Les médecins pneumologues, quel que soit leur mode d’exercice, ont tout intérêt à participer à des registres et/ou à des observatoires au sein de leur spécialité. En effet, l’avenir de la médecine ne pourra se construire sans que les spécialistes constituent leurs propres bases de données, et ce en toute indépendance. Voici pourquoi.

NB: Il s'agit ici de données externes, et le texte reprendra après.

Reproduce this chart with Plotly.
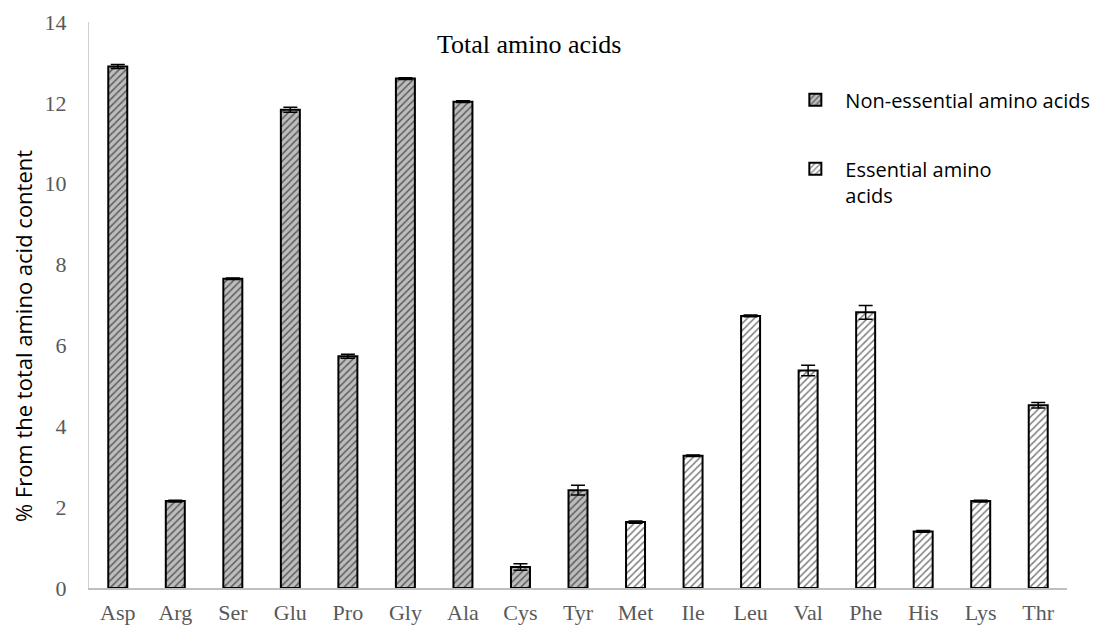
import plotly.graph_objects as go

categories = ["Asp", "Arg", "Ser", "Glu", "Pro", "Gly", "Ala", "Cys", "Tyr",
              "Met", "Ile", "Leu", "Val", "Phe", "His", "Lys", "Thr"]
nonessential_names = ["Asp", "Arg", "Ser", "Glu", "Pro", "Gly", "Ala", "Cys", "Tyr"]
nonessential_values = [12.9, 2.15, 7.65, 11.83, 5.73, 12.6, 12.03, 0.52, 2.42]
nonessential_err = [0.05, 0.02, 0.02, 0.06, 0.05, 0.02, 0.02, 0.08, 0.12]
essential_names = ["Met", "Ile", "Leu", "Val", "Phe", "His", "Lys", "Thr"]
essential_values = [1.63, 3.27, 6.73, 5.38, 6.82, 1.4, 2.15, 4.52]
essential_err = [0.03, 0.02, 0.02, 0.13, 0.17, 0.02, 0.02, 0.07]

fig = go.Figure()
fig.add_trace(go.Bar(
    x=nonessential_names, y=nonessential_values, name="Non-essential amino acids",
    width=0.33, legendgroup="a",
    marker=dict(color="#bdbdbd", line=dict(color="black", width=2),
                pattern=dict(shape="/", fgcolor="black", bgcolor="#bdbdbd", size=5, solidity=0.3)),
    error_y=dict(type="data", array=nonessential_err, color="black", thickness=1.5, width=7),
))
fig.add_trace(go.Bar(
    x=essential_names, y=essential_values, name="Essential amino<br>acids",
    width=0.33, legendgroup="b",
    marker=dict(color="white", line=dict(color="black", width=2),
                pattern=dict(shape="/", fgcolor="black", bgcolor="white", size=5, solidity=0.3)),
    error_y=dict(type="data", array=essential_err, color="black", thickness=1.5, width=7),
))

fig.update_layout(
    width=1101, height=629,
    margin=dict(l=89, r=34, t=22, b=41, autoexpand=False),
    plot_bgcolor="white", paper_bgcolor="white",
    barmode="overlay",
    showlegend=True,
    legend=dict(x=0.712, y=0.897, xanchor="left", yanchor="top",
                font=dict(family="Open Sans", size=20, color="black"),
                tracegroupgap=40, itemwidth=50, valign="top", bgcolor="rgba(0,0,0,0)"),
    xaxis=dict(categoryorder="array", categoryarray=categories,
               showline=True, linecolor="#bfbfbf", linewidth=2, automargin=False,
               tickfont=dict(family="Liberation Serif", size=22, color="#595959"),
               ticks="", showgrid=False, ticklabelstandoff=4),
    yaxis=dict(range=[0, 14], dtick=2, showline=True, linecolor="#d0d0d0", linewidth=1,
               automargin=False,
               tickfont=dict(family="Liberation Serif", size=22, color="#595959"),
               ticks="", showgrid=False, ticklabelstandoff=17),
    annotations=[
        dict(text="Total amino acids", x=0.45, y=0.961, xref="paper", yref="paper",
             xanchor="center", yanchor="middle", showarrow=False,
             font=dict(family="Liberation Serif", size=26, color="black")),
        dict(text="% From the total amino acid content", x=-0.0675, y=0.445,
             xref="paper", yref="paper", xanchor="center", yanchor="middle",
             textangle=-90, showarrow=False,
             font=dict(family="Open Sans", size=22, color="black")),
    ],
)

fig.write_html("out.html", config={"displayModeBar": False},
               post_script="document.body.style.margin='0';document.body.style.padding='0';document.body.style.overflow='hidden';")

Si, de manière générale, les données appartenant aux industriels nous échappent, il existe un autre problème majeur : les logiciels métiers utilisés aujourd’hui ne sont ni adaptés, ni conçus pour la collecte de données à large échelle utiles à la connaissance médico-technique et aux praticiens. Ceci parce que les données ainsi obtenues ne leur appartiennent pas, mais également parce qu’elles ne sont globalement ni disponibles ni exploitables dans un objectif d’améliorer l’activité du médecin. Le récent rappel des appareils de ventilation Philips défectueux illustre ces failles : il fut impossible pour la plupart des pneumologues d’extraire de leur logiciel métier lesquels de leurs patients étaient sous ventilation, et au moyen de quel type d’appareil ! Ces logiciels médicaux se bornent à répondre à la logistique quotidienne.
En revanche, participer à des registres, à des observatoires en pneumologie, est une solution pour conserver notre position clé dans l’évolution de la médecine et de la pratique médicale, et pour défendre notre spécialité. Notre force est de posséder nos propres données médico-techniques et organisationnelles. Or, sans analyses statistiques et scientifiques de notre pratique, nous sommes totalement démunis face à nos instances, afin de répondre sur notre activité et de revendiquer notre conception de l’exercice de la pneumologie. C’est là un problème aigu, qu’il serait fatal pour notre spécialité de minimiser.
Le corollaire de la participation à des registres est une médecine de qualité. Les autorités de santé l’ont bien compris : le fait de collaborer à un registre indépendant et répertorié par notre Conseil national professionnel de pneumologie (Fédération française de pneumologie) constituera, à compter du 1er janvier 2023, l’un des moyens de valider la certification périodique, le nouveau mode d’évaluation des pratiques des médecins.
Bon nombre de registres existent déjà au sein de la pneumologie, qu’ils soient monopathologies ou transversaux, conçus par et pour la profession. A ce titre, la FFP a mis en place depuis plusieurs années l’Observatoire sommeil de la fédération de pneumologie (OSFP) et le registre Asthme sévère ; le groupe d’endoscopie de la Société de pneumologie de langue française (SPLF) a créé sa base de données de pneumologie interventionnelle (EpiGELF) ; etc. La liste de ces registres sera prochainement mise à jour sur le site de la FFP.
Certes, il s’agit d’un travail supplémentaire au remplissage du logiciel métier. Mais cet effort est incontournable tant que l’interopérabilité des logiciels médicaux n’est pas une réalité. Cette dernière est-elle d’ailleurs souhaitable si nous désirons rester indépendants et propriétaires de nos données ? Je n’en suis pas du tout certain.
Cet investissement de notre part, en tant que pneumologues libéraux, est essentiel afin de rester dans la course, afin d’être partie prenante dans la recherche, les pratiques, ainsi que la rémunération des actes et la prise en charge.
La profession doit s’en saisir, avant d’en être dépossédée. Par exemple, la base de données nationale de chirurgie thoracique Epithor®, initialement conçue pour produire des statistiques, est ensuite devenue un passage obligé pour être reconnu d’exercice en tant que chirurgien thoracique. Une reconnaissance non pas par les autorités de santé, mais par les pairs.
Si nous voulons que notre profession reste vivante ; si nous souhaitons faire valoir de manière exhaustive notre pratique de terrain ; si nous tenons à garder la main sur notre exercice spécialiste ; si nous désirons discuter sur un pied d’égalité avec nos partenaires payeurs et industriels… Alors, participons à des registres.